__What needs to be done__.
Note how many lines hold "this" and report that number by itself.

__Input rows__.
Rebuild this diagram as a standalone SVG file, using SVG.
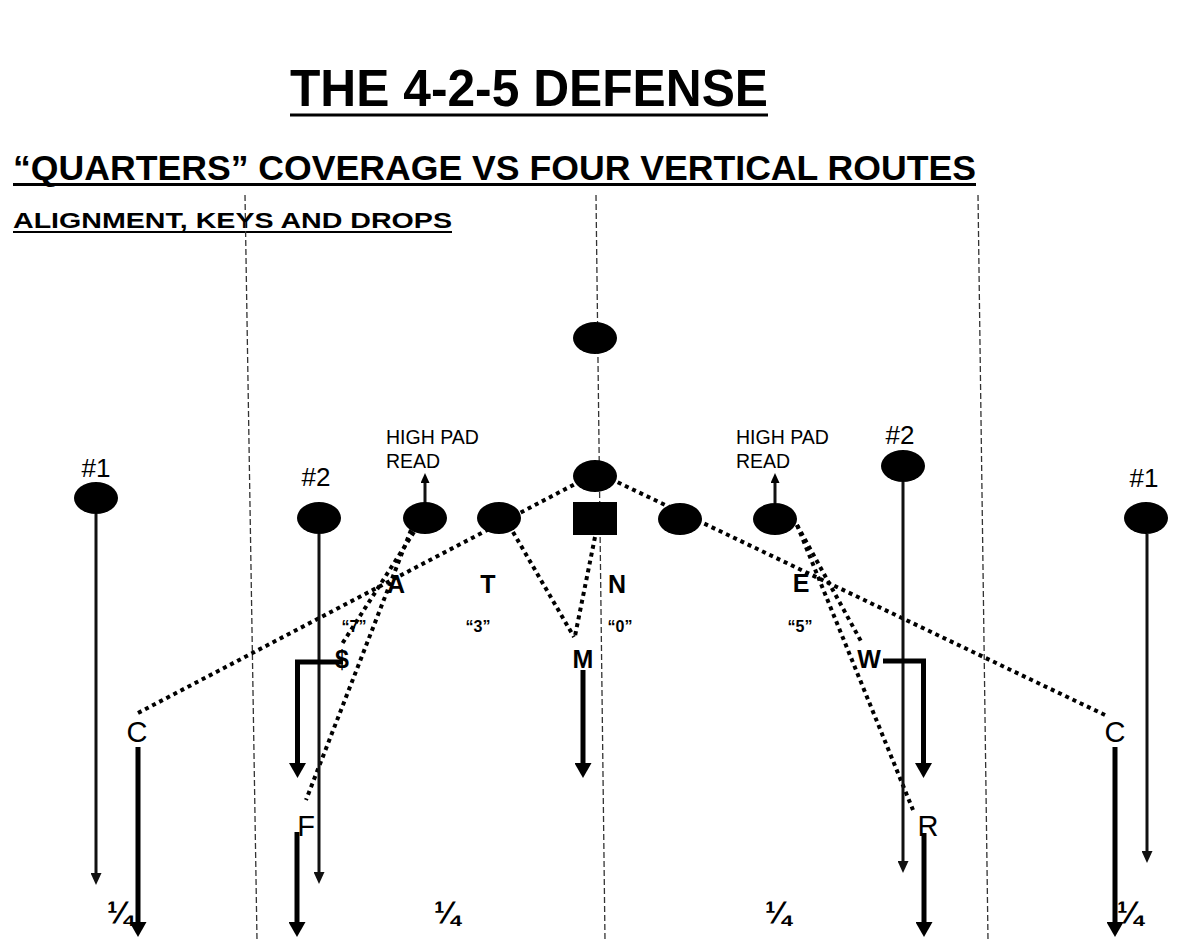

--

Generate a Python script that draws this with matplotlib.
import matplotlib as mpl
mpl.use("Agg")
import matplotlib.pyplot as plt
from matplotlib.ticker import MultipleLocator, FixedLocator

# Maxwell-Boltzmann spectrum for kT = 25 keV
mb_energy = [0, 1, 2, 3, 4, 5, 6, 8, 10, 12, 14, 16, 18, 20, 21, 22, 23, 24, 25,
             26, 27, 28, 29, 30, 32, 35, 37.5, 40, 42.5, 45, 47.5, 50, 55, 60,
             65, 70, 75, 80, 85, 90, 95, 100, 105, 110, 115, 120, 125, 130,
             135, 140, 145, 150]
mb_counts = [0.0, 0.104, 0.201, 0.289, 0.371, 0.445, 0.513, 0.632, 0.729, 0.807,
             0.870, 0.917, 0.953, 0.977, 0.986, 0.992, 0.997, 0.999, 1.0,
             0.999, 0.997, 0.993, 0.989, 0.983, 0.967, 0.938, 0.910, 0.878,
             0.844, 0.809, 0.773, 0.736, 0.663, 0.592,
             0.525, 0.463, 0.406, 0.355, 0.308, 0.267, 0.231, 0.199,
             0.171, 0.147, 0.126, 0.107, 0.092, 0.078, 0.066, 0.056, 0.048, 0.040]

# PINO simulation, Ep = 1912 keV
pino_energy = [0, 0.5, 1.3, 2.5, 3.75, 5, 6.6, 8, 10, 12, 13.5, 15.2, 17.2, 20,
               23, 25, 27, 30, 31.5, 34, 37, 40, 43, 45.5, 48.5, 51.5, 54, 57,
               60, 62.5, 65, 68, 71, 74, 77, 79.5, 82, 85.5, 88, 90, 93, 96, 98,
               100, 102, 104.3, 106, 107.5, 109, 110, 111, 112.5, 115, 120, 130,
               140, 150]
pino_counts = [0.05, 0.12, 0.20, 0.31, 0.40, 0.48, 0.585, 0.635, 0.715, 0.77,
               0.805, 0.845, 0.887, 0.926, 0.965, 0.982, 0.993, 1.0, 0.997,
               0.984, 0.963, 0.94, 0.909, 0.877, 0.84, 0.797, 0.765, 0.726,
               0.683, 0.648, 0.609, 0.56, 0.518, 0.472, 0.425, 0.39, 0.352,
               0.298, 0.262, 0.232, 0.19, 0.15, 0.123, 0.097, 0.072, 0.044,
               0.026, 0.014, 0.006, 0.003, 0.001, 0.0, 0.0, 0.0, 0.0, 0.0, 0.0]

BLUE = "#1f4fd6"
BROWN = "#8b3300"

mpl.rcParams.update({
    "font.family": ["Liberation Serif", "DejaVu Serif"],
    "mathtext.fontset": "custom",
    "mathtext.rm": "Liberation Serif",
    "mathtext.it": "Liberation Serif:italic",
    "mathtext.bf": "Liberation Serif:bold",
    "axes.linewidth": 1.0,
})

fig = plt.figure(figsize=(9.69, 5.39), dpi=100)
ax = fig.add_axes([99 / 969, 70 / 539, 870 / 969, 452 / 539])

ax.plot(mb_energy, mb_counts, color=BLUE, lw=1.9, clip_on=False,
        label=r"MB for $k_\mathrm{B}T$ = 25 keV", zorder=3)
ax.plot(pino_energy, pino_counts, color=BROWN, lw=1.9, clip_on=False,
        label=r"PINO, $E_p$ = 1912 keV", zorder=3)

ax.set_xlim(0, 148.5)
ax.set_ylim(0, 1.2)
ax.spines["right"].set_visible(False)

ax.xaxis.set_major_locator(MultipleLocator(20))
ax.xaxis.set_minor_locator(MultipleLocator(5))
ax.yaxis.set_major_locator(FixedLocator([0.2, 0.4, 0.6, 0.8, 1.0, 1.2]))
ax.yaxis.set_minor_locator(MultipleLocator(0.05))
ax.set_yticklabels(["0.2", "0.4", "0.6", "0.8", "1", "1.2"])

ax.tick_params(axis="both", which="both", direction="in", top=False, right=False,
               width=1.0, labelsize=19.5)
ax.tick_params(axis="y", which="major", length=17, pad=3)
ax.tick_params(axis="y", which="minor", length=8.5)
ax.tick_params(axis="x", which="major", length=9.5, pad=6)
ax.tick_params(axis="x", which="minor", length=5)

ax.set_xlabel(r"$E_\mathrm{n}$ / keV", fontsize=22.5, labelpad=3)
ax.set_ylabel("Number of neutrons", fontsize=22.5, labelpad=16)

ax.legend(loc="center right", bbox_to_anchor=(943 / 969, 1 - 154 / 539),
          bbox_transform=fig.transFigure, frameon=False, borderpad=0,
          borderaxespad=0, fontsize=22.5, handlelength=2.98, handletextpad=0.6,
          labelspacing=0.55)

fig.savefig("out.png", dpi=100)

__Solved exercise__.
2